Here’s another hip-hop connection – Travis Scott’s “Lost Forever,” featured on his Grammy-nominated album Utopia. The sample wading through the track’s beat is Chuck Senrick’s “Don’t Be So Nice,” a mellow piano tune from the Minneapolis-born pianist who has played piano at Jim’s Steakhouse since the 1980s. Remarkably, the copy we hold in the collection is a repressing from the Chicago based Numero Group, who handle lost or rare recordings and release them with fancy sleeves, artwork, and liner notes. More remarkable is the fact that they wrote an entire biography about Senrick without mentioning his 40+ year Bloomington connection – shame!
Researching this type of thing really isn’t always as simple as searching through YouTube comments, though. Even then, trying to contextualize a local artist isn’t something you can always do scrolling through local papers, writeups by the museum’s own Bill Kemp, Discogs, and numerous blogs (which is often how I’ve managed much of the material). For that reason, my work here is quite indebted to Illinois State University librarian Chris Young, who has been willing to discuss his former work here and whose vast local connections have served as an invaluable resource. Young’s radio show and corresponding website, Downstate Sounds, are both worthy rabbit holes in their own right, and you can conveniently find the former in its entirety sitting in the museum’s CD collection.

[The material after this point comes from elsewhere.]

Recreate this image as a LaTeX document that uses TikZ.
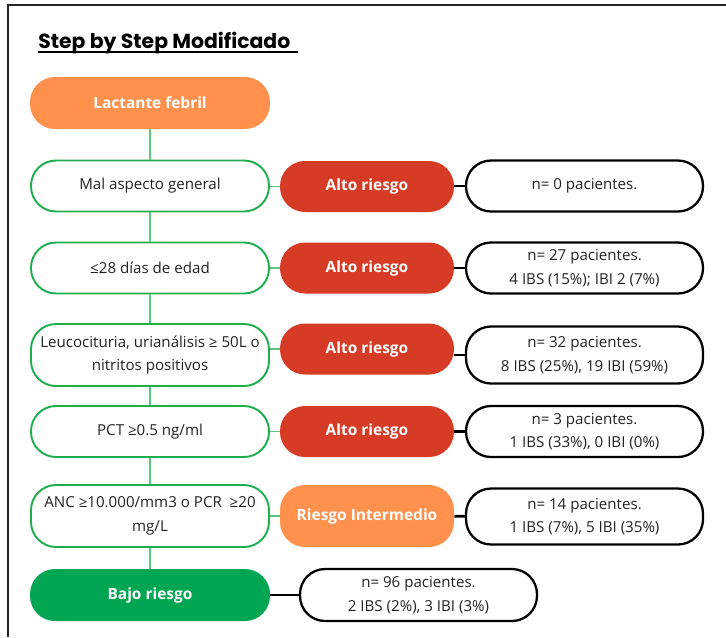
\documentclass[tikz,border=0pt]{standalone}
\usepackage{fontspec}
\setmainfont{Open Sans}
\newfontfamily\titlefont{Poppins}
\usetikzlibrary{positioning}

\definecolor{naranja}{HTML}{FF914D}
\definecolor{rojo}{HTML}{D63B26}
\definecolor{verde}{HTML}{00A651}
\definecolor{verdeborde}{HTML}{1FAE4F}
\definecolor{verdelinea}{HTML}{5CC67F}
\definecolor{texto}{HTML}{222222}

\tikzset{
	base/.style={rectangle, rounded corners=0.5cm, align=center,
		text=texto, font=\fontsize{8.6}{13.4}\selectfont},
	criterio/.style={base, draw=verdeborde, line width=1.1pt,
		minimum width=4.76cm, minimum height=1.02cm},
	riesgo/.style={base, fill=rojo, text=white,
		font=\bfseries\fontsize{8.8}{10}\selectfont,
		minimum width=3.48cm, minimum height=1.02cm},
	resultado/.style={base, draw=black, line width=1.3pt,
		minimum width=4.74cm, minimum height=1.02cm},
	rama/.style={draw=verdelinea, line width=0.7pt},
	union/.style={draw=black, line width=1.5pt},
}

\begin{document}
\begin{tikzpicture}[x=0.02cm, y=-0.02cm]

\useasboundingbox (0,0) rectangle (726,637);

% Marco
\draw[line width=1.3pt, black!85] (8,637) -- (8,5) -- (726,5);

% Titulo
\node [anchor=base west, inner sep=0pt,
	font=\titlefont\bfseries\fontsize{11.6}{13}\selectfont
] (titulo) at (38,48) {Step by Step Modificado};
\draw[line width=0.9pt] ([yshift=-2.2pt]titulo.base west) -- ([yshift=-2.2pt, xshift=4pt]titulo.base east);

% Lactante febril
\node [base, fill=naranja, text=white,
	font=\bfseries\fontsize{8.8}{10}\selectfont,
	minimum width=4.8cm, minimum height=1.04cm
] (lactante) at (150, 103) {Lactante febril};

% Mal aspecto general
\node [criterio] (aspecto) at (150, 186) {Mal aspecto general};
\node [riesgo] (alto_1) at (367, 186.5) {Alto riesgo};
\node [resultado] (n_1) at (584.5, 186) {n= 0 pacientes.};

% Edad
\node [criterio] (edad) at (150, 268) {≤28 días de edad};
\node [riesgo] (alto_2) at (367, 268) {Alto riesgo};
\node [resultado] (n_2) at (584.5, 268) {n= 27 pacientes.\\ 4 IBS (15\%); IBI 2 (7\%)};

% Leucocituria
\node [criterio, minimum height=1.24cm] (leucocituria) at (150, 355) {Leucocituria, urianálisis ≥ 50L o\\ nitritos positivos};
\node [riesgo] (alto_3) at (367, 349) {Alto riesgo};
\node [resultado, minimum height=1.14cm] (n_3) at (584.5, 355) {n= 32 pacientes.\\ 8 IBS (25\%), 19 IBI (59\%)};

% PCT
\node [criterio] (pct) at (150, 431.5) {PCT ≥0.5 ng/ml};
\node [riesgo] (alto_4) at (367, 431.5) {Alto riesgo};
\node [resultado] (n_4) at (584.5, 431.5) {n= 3 pacientes.\\ 1 IBS (33\%), 0 IBI (0\%)};

% ANC o PCR
\node [criterio, minimum height=1.24cm] (anc) at (150, 516) {ANC ≥10.000/mm3 o PCR \ ≥20\\ mg/L};
\node [riesgo, fill=naranja, minimum height=1.24cm] (intermedio) at (367, 516) {Riesgo Intermedio};
\node [resultado, minimum height=1.12cm] (n_5) at (584.5, 516.5) {n= 14 pacientes.\\ 1 IBS (7\%), 5 IBI (35\%)};

% Bajo riesgo
\node [base, fill=verde, text=white,
	font=\bfseries\fontsize{8.8}{10}\selectfont,
	minimum width=4.8cm, minimum height=1.04cm
] (bajo) at (150, 595) {Bajo riesgo};
\node [resultado, minimum height=1.04cm] (n_6) at (418.5, 595) {n= 96 pacientes.\\ 2 IBS (2\%), 3 IBI (3\%)};

% Tronco
\draw[rama] (lactante) -- (aspecto);
\draw[rama] (aspecto) -- (edad);
\draw[rama] (edad) -- (leucocituria);
\draw[rama] (leucocituria) -- (pct);
\draw[rama] (pct) -- (anc);
\draw[rama] (anc) -- (bajo);

% Ramas
\draw[rama] (aspecto.east |- alto_1) -- (alto_1);
\draw[rama] (edad) -- (alto_2);
\draw[rama] (leucocituria.east |- alto_3) -- (alto_3);
\draw[rama] (pct) -- (alto_4);
\draw[rama] (anc) -- (intermedio);

\draw[union] (alto_1.east |- n_1) -- (n_1);
\draw[union] (alto_2) -- (n_2);
\draw[union] (alto_3.east |- n_3) -- (n_3);
\draw[union] (alto_4) -- (n_4);
\draw[union] (intermedio) -- (n_5);
\draw[union] (bajo) -- (n_6);

\end{tikzpicture}
\end{document}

Prior to moving to Bloomington-Normal, the only band I had actually known from here was Impetigo, a comparably big band in the comparably niche genre that is grindcore. I had no choice but to honor them by purchasing and donating a copy of 1990’s “Ultimo Mondo Cannibale” to pay my respects. However, the music of McLean County is varied and sprawling and cannot simply be defined by genre or vernacular. There are folk musicians, such as Marita Brake and Jerry Meiss; Big band artists like Al Pierson; Mamas and the Papas-esque psych-rock like Spanky and Our Gang; and a plethora of experimental music thanks to the likes of Stefen Robinson’s Yea Big.
I’ll end this post off by mentioning one of my favorite non-musical items in the collection, that being a voice recording of Willard Johnson, whose voice was recorded at Camp Plauche, Louisiana, during World War II. It was donated by Lynne Fazzini, Johnson’s daughter. The record comes as part of a promotion that Pepsi did during the war called “Your Man in Service,” in which they set up recording booths for soldiers to record and send out a message to their loved ones at home. After cleaning up and giving the old 45 a spin, Johnson’s voice came through the crackle as he delivered a message to his wife. I found it so fascinating that such a thing even existed in the first place: part heartfelt message, part advertisement, full historical document all in its own right.
Listen to Willard's message here:
A major thing I’ve learned in my time here is that documenting physical audio media is a truly significant part of a museum’s archival mission. On one level, we have so much to learn from the styles and tastes existing in and spawning from our local area, but on another, we gain so much from immersing ourselves in the context of the past, as Willard Johnson’s “Your Man in Service” entry does so well. I thank everyone at the museum for giving me such a fantastic opportunity.